- Born: May 20, 1758
- Died: February 17, 1819 (aged 60)
- Rank: Major

= John Jermain =

Major John Jordan Jermain (May 20, 1758 – February 17, 1819) served in the Westchester Militia during the American Revolution. A library in Sag Harbor, New York was built and named in his honor in 1910.

==Biographical information==
Jermain was born in White Plains, New York. He joined the Westchester Militia and fought in the American Revolution. Following the war, he moved to Sag Harbor and married Margaret Pierson of Bridgehampton, New York. Together, they had nine children. One of their daughters, Margaret Pierson Jermain, was the mother of Margaret Olivia Slocum Sage, who married Russell Sage, a financier and politician from New York. Major John Jermain died in 1819 in Sag Harbor.

==Memorial library==
Margaret Sage organized the effort to fund and build the John Jermain Memorial Library in Sag Harbor in honor of her grandfather. The library was designed by Augustus N. Allen and presented as a gift to the people of Sag Harbor in 1910. The property was bought at a cost of $10,000, and was directly across from Mrs. Sage's then summer home on Main Street. At that time, it was the highest price ever paid for a piece of real estate in Sag Harbor.
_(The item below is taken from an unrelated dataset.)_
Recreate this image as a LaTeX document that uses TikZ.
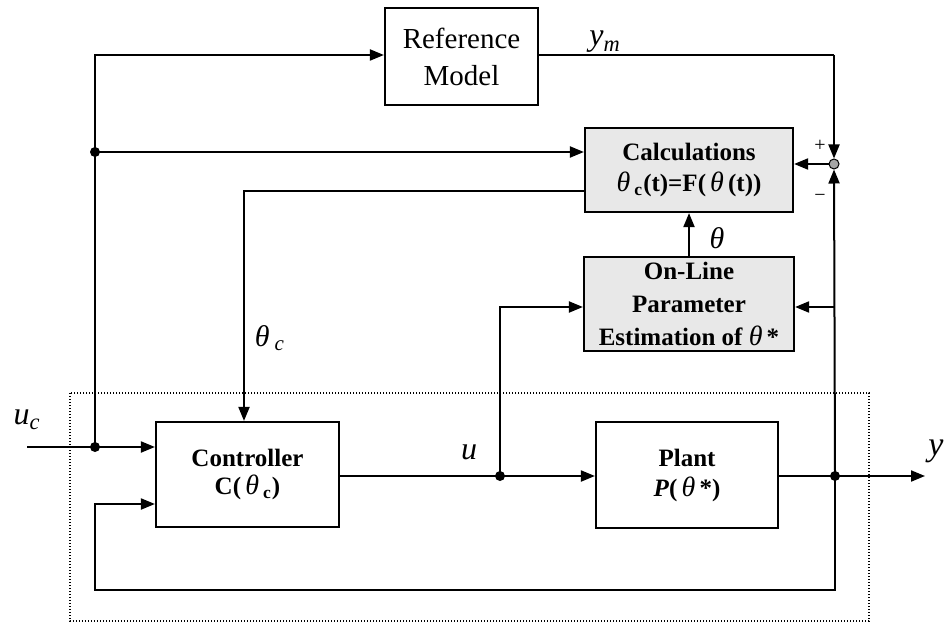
\documentclass[tikz,border=0pt]{standalone}
\usepackage{fontspec}
\setmainfont{Liberation Serif}
\usetikzlibrary{arrows.meta}
\newcommand\thet{{\mdseries\itshape\fontsize{14}{15}\selectfont θ}}
\begin{document}
\begin{tikzpicture}[x=0.5pt,y=-0.5pt,
  line width=1pt,
  arr/.style={-{Triangle[length=7pt,width=5.5pt]}},
  blk/.style={draw,line width=1.1pt,align=center,inner sep=0pt},
  gblk/.style={blk,fill=black!9},
  rfont/.style={font=\fontsize{14.5}{18.5}\selectfont},
  bfont/.style={font=\fontsize{12.5}{15.5}\selectfont\bfseries},
  lbl/.style={font=\fontsize{16}{18}\selectfont\itshape,inner sep=0pt},
  dot/.style={circle,fill=black,inner sep=0pt,minimum size=5pt}]
\useasboundingbox (0,0) rectangle (945,625);
% blocks
\node[blk,rfont,minimum width=76.5pt,minimum height=48.5pt] (ref) at (461.5,56.5) {Reference\\Model};
\node[gblk,bfont,minimum width=104pt,minimum height=42pt] (calc) at (689,170) {Calculations\\\thet\,\textsubscript{c}(t)=F(\,\thet\,(t))};
\node[gblk,bfont,font=\fontsize{12.5}{16.5}\selectfont\bfseries,minimum width=105pt,minimum height=47pt] (est) at (689,304) {On-Line\\Parameter\\Estimation of \thet\,*};
\node[blk,bfont,font=\fontsize{12.5}{14}\selectfont\bfseries,minimum width=91.5pt,minimum height=52.5pt] (ctrl) at (247.5,474.5) {Controller\\C(\,\thet\,\textsubscript{c})};
\node[blk,bfont,font=\fontsize{12.5}{15}\selectfont\bfseries,minimum width=91pt,minimum height=53pt] (plant) at (687,475) {Plant\\\textit{P}(\,\thet\,*)};
\node[circle,draw,line width=0.5pt,fill=black!35,inner sep=0pt,minimum size=5pt] (sum) at (834,164) {};
% coordinates
\coordinate (ucin) at (27,447);
\coordinate (j1) at (95,447);
\coordinate (j2) at (95,152);
\coordinate (tl) at (95,55);
\coordinate (tr) at (834,55);
\coordinate (cl) at (244,191);
\coordinate (ju) at (500,476);
\coordinate (uc2) at (500,307);
\coordinate (jy) at (835,476);
\coordinate (yout) at (925,476);
\coordinate (fb1) at (835,590);
\coordinate (fb2) at (95,590);
\coordinate (fb3) at (95,504);
\coordinate (er) at (835,307);
% dotted box
\draw[line width=0.7pt,dash pattern=on 0.7pt off 0.8pt] (70,393) rectangle (869,621);
% connectors
\draw[arr] (j1) -- (tl) -- (tl -| ref.west);
\draw (ref.east |- tl) -- (tr);
\draw[arr] (tr) -- (sum.north);
\draw[arr] (j2) -- (j2 -| calc.west);
\draw[arr] (calc.west |- cl) -- (cl) -- (cl |- ctrl.north);
\draw[arr] (sum.west) -- (sum.west -| calc.east);
\draw[arr] (est.north) -- (calc.south);
\draw[arr] (ucin) -- (ucin -| ctrl.west);
\draw (ctrl.east |- ju) -- (ju);
\draw[arr] (ju) -- (ju -| plant.west);
\draw[arr] (ju) -- (uc2) -- (uc2 -| est.west);
\draw (plant.east |- jy) -- (jy);
\draw[arr] (jy) -- (yout);
\draw[arr] (jy) -- (sum.south);
\draw[arr] (er) -- (er -| est.east);
\draw[arr] (jy) -- (fb1) -- (fb2) -- (fb3) -- (fb3 -| ctrl.west);
% dots
\node[dot] at (j1) {};
\node[dot] at (j2) {};
\node[dot] at (ju) {};
\node[dot] at (jy) {};
% labels
\node[lbl] (lym) at (605,42) {y\textsubscript{m}};
\node[lbl] (luc) at (27,420) {u\textsubscript{c}};
\node[lbl] (lu) at (469,452) {u};
\node[lbl,font=\fontsize{17}{18}\selectfont\itshape] (ly) at (936,451) {y};
\node[lbl,font=\fontsize{15}{18}\selectfont\itshape] (lth) at (717,238) {θ};
\node[lbl,font=\fontsize{15}{18}\selectfont\itshape] (lthc) at (270,338) {θ\,\textsubscript{c}};
\node[font=\fontsize{10}{12}\selectfont,inner sep=0pt] (lp) at (820,146) {+};
\node[font=\fontsize{10}{12}\selectfont,inner sep=0pt] (lm) at (820,198) {−};
\end{tikzpicture}
\end{document}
In 1912, a deed of trust was executed by Mrs. Sage in which the library, its grounds and equipment were deeded to a body of trustees under the laws of New York State. The John Jermain Memorial Library was permanently endowed by Mrs. Sage that it might forever be secured to the people of Sag Harbor and vicinity. She became known as Sag Harbor's greatest benefactor, also providing the village with Pierson High School and Mashashimuet Park. In total, she gave Sag Harbor a total of between $300,000 and $400,000, just a small portion of the $23 million she gave to philanthropy in her lifetime.